My favorite Casino Jokes
Here are some more jokes about life in the casino. If you have had a bad day at the office or just need a good laugh casino jokes are a great way to relieve your days stress and cheer your self up. Go on read a few I bet you will laugh.
Launceston must have the quietest casino in the world. I played poker. It was what I had to do wake up the dealer.
I walked around the casino with a pocket full of chips. I'm still trying to get the smell of vinegar out of my trousers.
The casino in Alice Springs is a bit backward. They don't even have Keno. Instead, they've got as girl who comes up to your table and says, Okay, I'm thinking of a number between one and ten.
Q: What is the only way to keep your money from the casinos in Vegas?
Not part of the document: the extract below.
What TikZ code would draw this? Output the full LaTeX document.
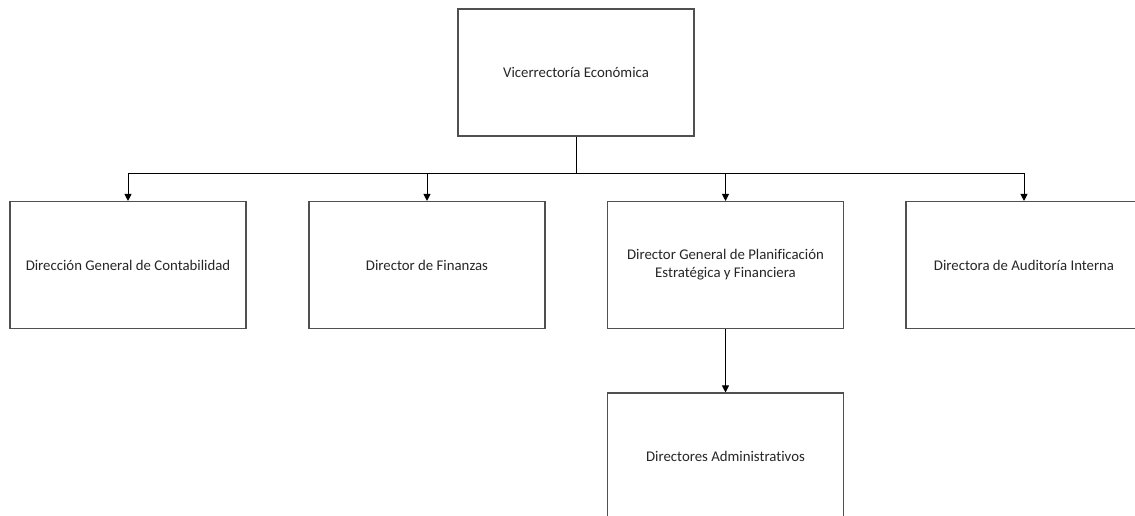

A: When you get off the plane walk into the propellers!
Q: How's a casino like a woman?
A: Liquor in the front, poker in the back!
Q: What's the difference between prayer in church and prayer in a casino?
A: In a casino, you really mean it!
10 Things Not to Do
- Never wink at the dealer especially if he's the same sex.
- Don't bring your silver dollar yo-yo near the slot machines.
- Don't drink and gamble at the same time. Put the drink down first.
- Know when it's time to go home - when you've won too much.
- Don't call for a ball measurement after losing a roulette spin.
- Don't stack your slots coin tubs on top of the machine just to show off.
- Don't flip chips capriciously onto the poker table from 5 feet away and say "let it ride."
- Don't try to psyche out the blackjack dealer by staring at him for 5 minutes.
- Don't stand up and cheer on your horse at the Sega horse racing game.
- Don't ask if they oil the blue dog at the Sega horse racing game.